We have a large handful of clients that all have similar sites, currently they are all configured with their own application folders that will override the system level files. Due to the drastic nature of the changes, doing overrides is no longer seeming like the ideal solution, instead I would like to move to more of a "boilerplate" type solution. The workflow I had in mind is as follows:
Have a master "boilerplate" that will be branded to our company name, that is the "fully-loaded" package, all possible features, etc.
For each client, we will have a new clone of this boilerplate, that contains all of its client-specific changes (different views, images, models, configs, etc).
Whenever we add a new feature, fix bugs, or improve performance on the master boilerplate, I would like to push/pull these changes to each of the clients. note: I like the fact that each will require its own push/pull so that we are not forced into updating all clients at once if we do not want to. This allows us to handle potential issues one client at a time. I can write a script to do batch push/pulls if needed for safe pushes.
My concern is that with every push/pull to the client clones, I will have to deal with conflicts every single time, since the changes on the client repos could potentially be in any file.
I was curious to see what people thought about the best way of handling this situation. My limited knowledge of git tells me that branches is a bad idea, and I do not think a sub-module will be possible due to the nature of the changes required on each clone. I have read up a little on git rerere, but am not sure that the conflicts will be predictable enough for this to be effective.

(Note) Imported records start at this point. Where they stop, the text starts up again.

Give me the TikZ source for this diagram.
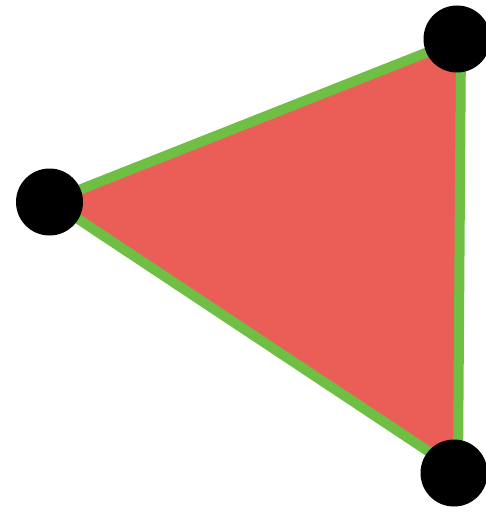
\documentclass[tikz,border=0pt]{standalone}
\definecolor{trired}{RGB}{235,94,87}
\definecolor{trigreen}{RGB}{112,191,69}
\begin{document}
\begin{tikzpicture}[x=1pt,y=-1pt,
  dot/.style={circle,fill=black,inner sep=0pt,minimum size=67pt},
  edge/.style={draw=trigreen,line width=10pt,line join=miter}]
\useasboundingbox (0,0) rectangle (486,513);
\coordinate (a) at (51,201);
\coordinate (b) at (461,39);
\coordinate (c) at (458,471);
\filldraw[edge,fill=trired] (a) -- (b) -- (c) -- cycle;
\node[dot] (na) at (49.5,202) {};
\node[dot] (nb) at (457,39) {};
\node[dot] (nc) at (454,473) {};
\end{tikzpicture}
\end{document}
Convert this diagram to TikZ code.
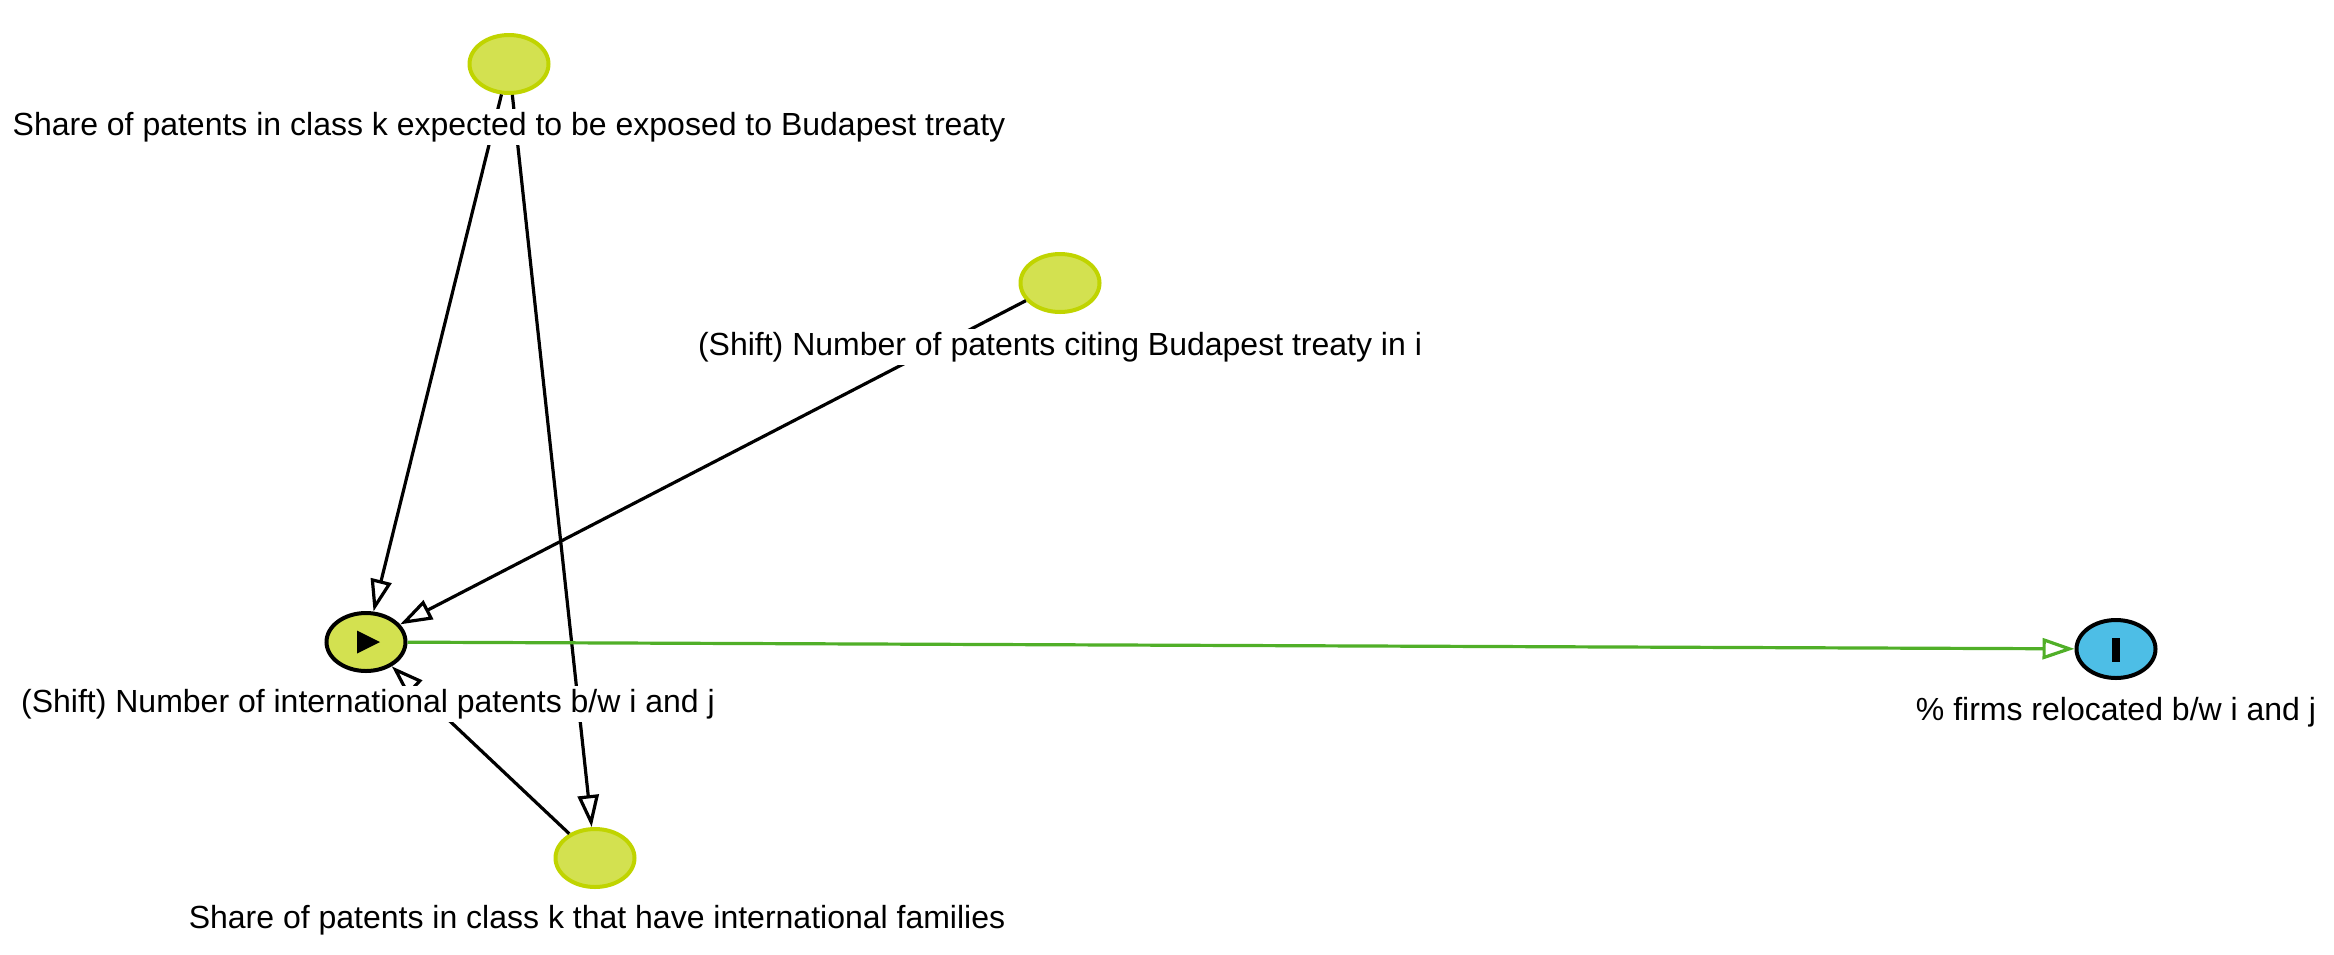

Thanks in advance for any advice you may have, I am really excited to get off svn and switch to this type of setup, I think it will greatly improve our productivity and development times!
Isolate the code/config that turns on/off the features for each vendor. You can now have a branch per vendor with their own customizations. The key is that you supply default values, which are in effect with no config. Once you add config, it overrides the default.
In this manner, you can update the individual vendor branches and because you are not changing any config, you will "inherit" the improvements even thought there are custom configurations.
You almost want to do what git does with it's config. You have a system, global and local setting for any config.